Your mount acts on your initiative count as you direct it. You move at its speed, but the mount uses its action to move.
I would say both rider and mount make stealth checks to remain hidden.
A creature larger or smaller than Medium takes a size bonus or penalty on Stealth checks depending on its size category:Fine +16, Diminutive +12, Tiny +8, Small +4, Large –4, Huge –8, Gargantuan –12, Colossal –16.
And the mount takes a -4 to the check.
(I would rule that some mounts automatically fail stealth, because horseshoes on hardpack is loud.

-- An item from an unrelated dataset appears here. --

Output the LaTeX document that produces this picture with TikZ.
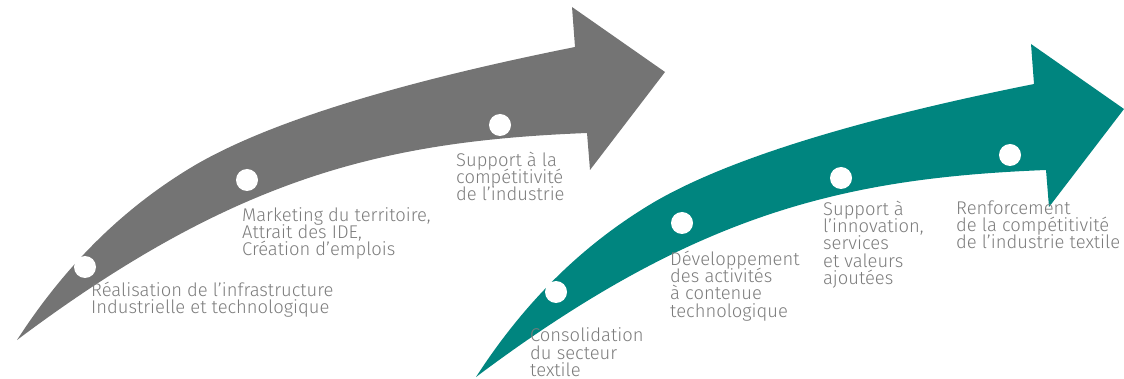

How about a hefty circumstance penalty instead?
| Doomed Hero |
If the companion knows the Hide trick (or something similar), then it's no sweat. Both mount and rider make checks.
If the mount doesn't have that trick, but could be stealthy if it had to, the PC needs to spend a little time "pushing" the companion to temporarily learn the trick. (see the Handle Animal skill)
If they aren't able to stealth at all, then that's it.